Dr. Tony Rosyid: Anies Pesaing Terberat Jokowi

Soal bukti kerja, Kartu Sakti ala Jokowi telah terealisasi. Infrastruktur? Sampai tiga gubernur berikutnya masih belum selesai. LRT, proyek patungan pemprov DKI dengan pemerintah pusat ini masih dalam proses penyelesaian. Kejar target 2019 rampung. Kabarnya, karena faktor SOP yang kadang diabaikan, proyek mengalami sejumlah kecelakaan. Di beberapa lokasi ambruk.

Bagi Jokowi, proyek infrastruktur bisa jadi andalan. Satu bentuk kesuksesan Jokowi yang mesti diapresiasi. Kampanye pilpres 2019, bisa jadi bukti dan kebanggaan. Karena itu, mesti rampung saat jadual kampanye tiba.

Bagaimana dengan Anies? Jika Jokowi butuh waktu dua tahun (2012-2014), maka Anies berupaya membuktikan kinerjanya tiga bulan. Transportasi terkoneksi sudah dimulai. Rumah DP 0% sedang dibangun. Rumah Akuarium sedang jalan. KJP Plus langsung ekskusi.

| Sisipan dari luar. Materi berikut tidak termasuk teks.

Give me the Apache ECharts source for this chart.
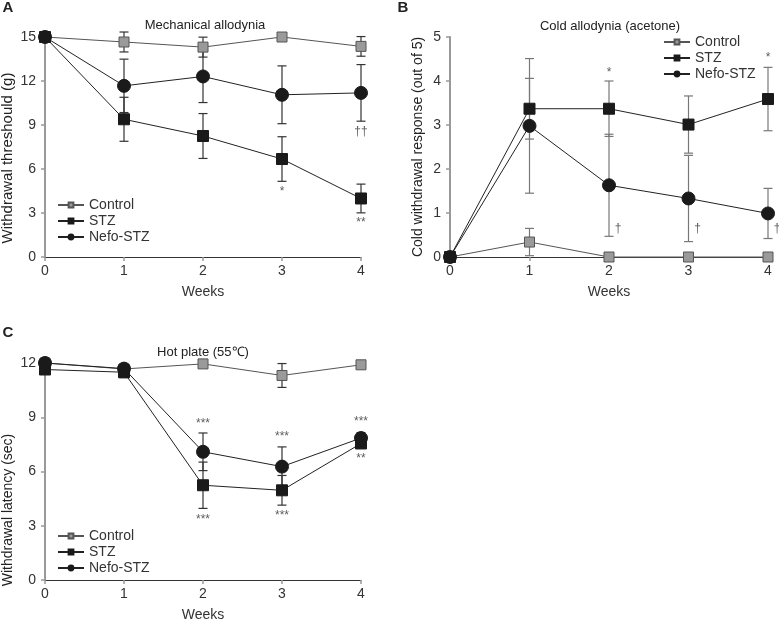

Begitu juga Kartu Pangan dan Pekerja untuk para buruh sudah diberikan. Juga Kartu Lansia sudah diputuskan. Community Action Plan (CAP) dan Ok OCare untuk pelayanan kesehatan sudah diluncurkan. KPK DKI sudah bekerja. Jakarta Satu untuk Sistem Pengawasan Terintegrasi juga sudah dibentuk.

Soal adu cepat, Anies nampak lebih gesit dan energik. Tanpa harus banyak bicara dan marah-marah, Anies menunjukkan kinerja yang lebih kreatif dan efektif.

Bagaimana dengan komitmen janji keduanya? Anies lebih mudah diukur. 23 janji sudah ditandatangani. Sudah pula dipublikasi. Masyarakat tinggal mengawasi dan mengoreksi: berapa janji yang nanti akan bisa dipenuhi. Sukses dan gagalnya Anies bisa dinilai semua orang. Tak ada celah untuk pencitraan. Rakyat telah memiliki standar penilaian. Tinggal hitung prosentasi 23 janji.

Media menyebut 10 janji sudah dipenuhi. Tinggal 13 lagi. Masyarakat harus terus diingatkan untuk managih bukti. Jika tuntas, Anies sukses. Jika tak semua dipenuhi, publik berhak menghukum Anies sebagai gubernur gagal.

Janji Jokowi? Tak ada angka yang pasti terkait jumlah janji. Yang jelas, cukup banyak. Biasa, di setiap pilkada, pileg dan pilpres, para calon obral janji. Mereka anggap, setelah jadi, rakyat lupa untuk menagih. Umumnya, mereka abai untuk menghitung jumlahnya, rasionya, dan juga time linenya.